Shipping cartons should be planned so heavy metal items do not press against softer pieces like PVC or printed lanyards. Keep SKUs separated in inner bags, then assemble at the final packaging stage. That reduces scuffing, keeps counts clean and makes warehouse verification easier when the order lands. It also gives the factory a clearer path for rework if one piece fails inspection.

If the order is retail-adjacent, specify carton compression and drop expectations in the brief. For higher-value programs, a simple foam or EVA insert can reduce surface abrasion more effectively than making the outer carton heavier. The goal is not maximum packaging strength; it is protection matched to the actual shipping route and handling cycle.

What to send before the PO

If you are buying a mixed promo set, the next step is to write one master spec sheet and attach item-specific callouts under it. Start with shared rules: Pantone references, finish family, quality level, packaging style, ship date and tolerance standard for each product group. Then add per-item dimensions, thickness, plating, attachments and artwork simplification notes so no supplier has to guess.

Before you place the order, ask for one consolidated quote, one combined sample review and one final assembly check. That is the shortest route to getting a set that looks unified in hand, not just in render. A clean process also makes reorders easier because the set architecture, color rules and packaging logic are already locked.

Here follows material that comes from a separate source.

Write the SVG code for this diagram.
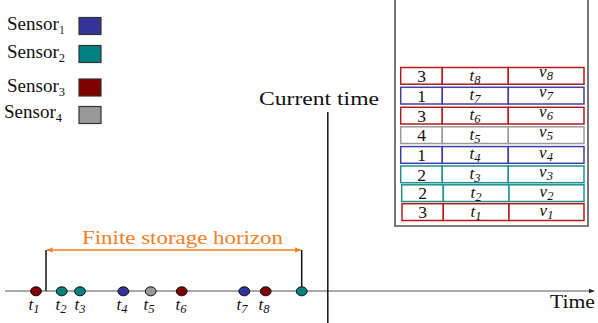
<svg xmlns="http://www.w3.org/2000/svg" width="598" height="323" viewBox="0 0 598 323" font-family="'Liberation Serif', 'DejaVu Serif', serif">
  <defs>
    <marker id="axisHead" viewBox="0 0 10 10" refX="9" refY="5" markerWidth="6" markerHeight="6" orient="auto" markerUnits="userSpaceOnUse">
      <path d="M0,1 L10,5 L0,9 Z" fill="#222"/>
    </marker>
    <marker id="orangeHead" viewBox="0 0 10 10" refX="9" refY="5" markerWidth="8" markerHeight="7" orient="auto-start-reverse" markerUnits="userSpaceOnUse">
      <path d="M0,1 L10,5 L0,9 L2,5 Z" fill="#f57c1f"/>
    </marker>
  </defs>
  <style>
    text { font-family: "Liberation Serif", "DejaVu Serif", serif; fill: #111; }
    .leg { font-size: 19px; }
    .sub { font-size: 12.5px; }
    .it { font-style: italic; font-size: 17px; }
    .num { font-size: 17.5px; text-anchor: middle; }
    .mid { text-anchor: middle; }
    .box { stroke: #333; stroke-width: 1.2; }
    .dot { stroke: #111; stroke-width: 1; }
    .cell { fill: #fff; stroke-width: 1.5; }
    .red { stroke: #b31b1b; }
    .blue { stroke: #3f3fa6; }
    .grey { stroke: #9a9a9a; }
    .teal { stroke: #1f9090; }
    .vline { stroke: #111; stroke-width: 1.5; fill: none; }
    .wall { stroke: #555; stroke-width: 1.6; fill: none; }
  </style>

  <!-- legend -->
  <g id="legend-sensor1">
    <text class="leg" x="7" y="30">Sensor<tspan class="sub" dy="4" style="fill:#2f2f8f">1</tspan></text>
    <rect class="box" x="79" y="17.5" width="22" height="17" fill="#333399"/>
  </g>
  <g id="legend-sensor2">
    <text class="leg" x="7" y="58">Sensor<tspan class="sub" dy="4">2</tspan></text>
    <rect class="box" x="79" y="45.5" width="22" height="17" fill="#008080"/>
  </g>
  <g id="legend-sensor3">
    <text class="leg" x="7" y="91.5">Sensor<tspan class="sub" dy="4">3</tspan></text>
    <rect class="box" x="79" y="79" width="22" height="17" fill="#800000"/>
  </g>
  <g id="legend-sensor4">
    <text class="leg" x="4" y="118">Sensor<tspan class="sub" dy="4">4</tspan></text>
    <rect class="box" x="79" y="106.5" width="22" height="17" fill="#999999"/>
  </g>

  <!-- storage container -->
  <g id="storage">
    <path class="wall" d="M395,0 V226 H588 V0"/>
    <g id="row8">
      <rect class="cell red" x="400.7" y="67.5" width="41.6" height="16.7"/>
      <rect class="cell red" x="442.3" y="67.5" width="66" height="16.7"/>
      <rect class="cell red" x="508.3" y="67.5" width="75.7" height="16.7"/>
      <text class="num" x="421.5" y="82">3</text>
      <text class="it mid" x="475" y="80.5">t<tspan class="sub" dy="3">8</tspan></text>
      <text class="it mid" x="546" y="77">v<tspan class="sub" dy="3">8</tspan></text>
    </g>
    <g id="row7">
      <rect class="cell blue" x="400.7" y="87.3" width="41.6" height="16.7"/>
      <rect class="cell blue" x="442.3" y="87.3" width="66" height="16.7"/>
      <rect class="cell blue" x="508.3" y="87.3" width="75.7" height="16.7"/>
      <text class="num" x="421.5" y="101.8">1</text>
      <text class="it mid" x="475" y="100">t<tspan class="sub" dy="3">7</tspan></text>
      <text class="it mid" x="546" y="97">v<tspan class="sub" dy="3">7</tspan></text>
    </g>
    <g id="row6">
      <rect class="cell red" x="400.7" y="107.3" width="41.6" height="16.7"/>
      <rect class="cell red" x="442.3" y="107.3" width="66" height="16.7"/>
      <rect class="cell red" x="508.3" y="107.3" width="75.7" height="16.7"/>
      <text class="num" x="421.5" y="121.8">3</text>
      <text class="it mid" x="475" y="120">t<tspan class="sub" dy="3">6</tspan></text>
      <text class="it mid" x="546" y="117">v<tspan class="sub" dy="3">6</tspan></text>
    </g>
    <g id="row5">
      <rect class="cell grey" x="400.7" y="126.8" width="41.6" height="16.7"/>
      <rect class="cell grey" x="442.3" y="126.8" width="66" height="16.7"/>
      <rect class="cell grey" x="508.3" y="126.8" width="75.7" height="16.7"/>
      <text class="num" x="421.5" y="141.3">4</text>
      <text class="it mid" x="475" y="139.5">t<tspan class="sub" dy="3">5</tspan></text>
      <text class="it mid" x="546" y="137">v<tspan class="sub" dy="3">5</tspan></text>
    </g>
    <g id="row4">
      <rect class="cell blue" x="400.7" y="146.6" width="41.6" height="16.7"/>
      <rect class="cell blue" x="442.3" y="146.6" width="66" height="16.7"/>
      <rect class="cell blue" x="508.3" y="146.6" width="75.7" height="16.7"/>
      <text class="num" x="421.5" y="161.1">1</text>
      <text class="it mid" x="475" y="159.3">t<tspan class="sub" dy="3">4</tspan></text>
      <text class="it mid" x="546" y="157.5">v<tspan class="sub" dy="3">4</tspan></text>
    </g>
    <g id="row3">
      <rect class="cell teal" x="400.7" y="166" width="41.6" height="16.7"/>
      <rect class="cell teal" x="442.3" y="166" width="66" height="16.7"/>
      <rect class="cell teal" x="508.3" y="166" width="75.7" height="16.7"/>
      <text class="num" x="421.5" y="180.5">2</text>
      <text class="it mid" x="475" y="178.5">t<tspan class="sub" dy="3">3</tspan></text>
      <text class="it mid" x="546" y="177">v<tspan class="sub" dy="3">3</tspan></text>
    </g>
    <g id="row2">
      <rect class="cell teal" x="401.7" y="184.8" width="41.6" height="16.7"/>
      <rect class="cell teal" x="443.3" y="184.8" width="65.7" height="16.7"/>
      <rect class="cell teal" x="509" y="184.8" width="75" height="16.7"/>
      <text class="num" x="422.5" y="199.3">2</text>
      <text class="it mid" x="476" y="197.5">t<tspan class="sub" dy="3">2</tspan></text>
      <text class="it mid" x="546.5" y="196.5">v<tspan class="sub" dy="3">2</tspan></text>
    </g>
    <g id="row1">
      <rect class="cell red" x="402" y="203.7" width="41.3" height="16.8"/>
      <rect class="cell red" x="443.3" y="203.7" width="65.7" height="16.8"/>
      <rect class="cell red" x="509" y="203.7" width="75" height="16.8"/>
      <text class="num" x="422.5" y="218.2">3</text>
      <text class="it mid" x="476" y="216.5">t<tspan class="sub" dy="3">1</tspan></text>
      <text class="it mid" x="546.5" y="215.5">v<tspan class="sub" dy="3">1</tspan></text>
    </g>
  </g>

  <!-- time axis, current time marker and storage horizon -->
  <g id="connectors">
    <line x1="5" y1="291" x2="594" y2="291" stroke="#555" stroke-width="1" marker-end="url(#axisHead)"/>
    <line class="vline" x1="327.8" y1="112" x2="327.8" y2="323"/>
    <line class="vline" x1="46" y1="250" x2="46" y2="291"/>
    <line class="vline" x1="301.7" y1="250" x2="301.7" y2="291"/>
    <line x1="47" y1="250" x2="300.7" y2="250" stroke="#f57c1f" stroke-width="1.6" marker-start="url(#orangeHead)" marker-end="url(#orangeHead)"/>
  </g>

  <g id="labels">
    <text x="259" y="104.5" font-size="18.5px" textLength="120" lengthAdjust="spacingAndGlyphs">Current time</text>
    <text x="550" y="307.5" font-size="18.5px" textLength="45" lengthAdjust="spacingAndGlyphs">Time</text>
    <text x="82" y="244" font-size="18.5px" textLength="201" lengthAdjust="spacingAndGlyphs" style="fill:#f57c1f">Finite storage horizon</text>
  </g>

  <!-- arrival events on the time axis -->
  <g id="events">
    <g id="event1"><ellipse class="dot" cx="36" cy="291.3" rx="5.4" ry="4.5" fill="#800000"/><text class="it mid" x="34" y="310" font-size="18px">t<tspan class="sub" dy="3">1</tspan></text></g>
    <g id="event2"><ellipse class="dot" cx="61.7" cy="291.3" rx="5.4" ry="4.5" fill="#008080"/><text class="it mid" x="61" y="310" font-size="18px">t<tspan class="sub" dy="3">2</tspan></text></g>
    <g id="event3"><ellipse class="dot" cx="80" cy="291.3" rx="5.4" ry="4.5" fill="#008080"/><text class="it mid" x="80" y="310" font-size="18px">t<tspan class="sub" dy="3">3</tspan></text></g>
    <g id="event4"><ellipse class="dot" cx="123.3" cy="291.3" rx="5.4" ry="4.5" fill="#333399"/><text class="it mid" x="122" y="310" font-size="18px">t<tspan class="sub" dy="3">4</tspan></text></g>
    <g id="event5"><ellipse class="dot" cx="150.7" cy="291.3" rx="5.4" ry="4.5" fill="#999999"/><text class="it mid" x="149" y="310" font-size="18px">t<tspan class="sub" dy="3">5</tspan></text></g>
    <g id="event6"><ellipse class="dot" cx="181.7" cy="291.3" rx="5.4" ry="4.5" fill="#800000"/><text class="it mid" x="181" y="310" font-size="18px">t<tspan class="sub" dy="3">6</tspan></text></g>
    <g id="event7"><ellipse class="dot" cx="244.3" cy="291.3" rx="5.4" ry="4.5" fill="#333399"/><text class="it mid" x="242" y="310" font-size="18px">t<tspan class="sub" dy="3">7</tspan></text></g>
    <g id="event8"><ellipse class="dot" cx="265.7" cy="291.3" rx="5.4" ry="4.5" fill="#800000"/><text class="it mid" x="264" y="310" font-size="18px">t<tspan class="sub" dy="3">8</tspan></text></g>
    <g id="event9"><ellipse class="dot" cx="301.7" cy="291.3" rx="5.4" ry="4.5" fill="#008080"/></g>
  </g>
</svg>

A strong procurement file for a mixed promo set usually includes the following: exact artwork files, approved Pantone targets, item-by-item size ranges, plating and finish notes, attachment requirements, MOQ assumptions, sampling schedule, acceptance criteria and packaging instructions. Once those are fixed, the factory can repeat the set without interpretive gaps. That is what turns a one-off promo order into a stable procurement program rather than a recurring spec problem.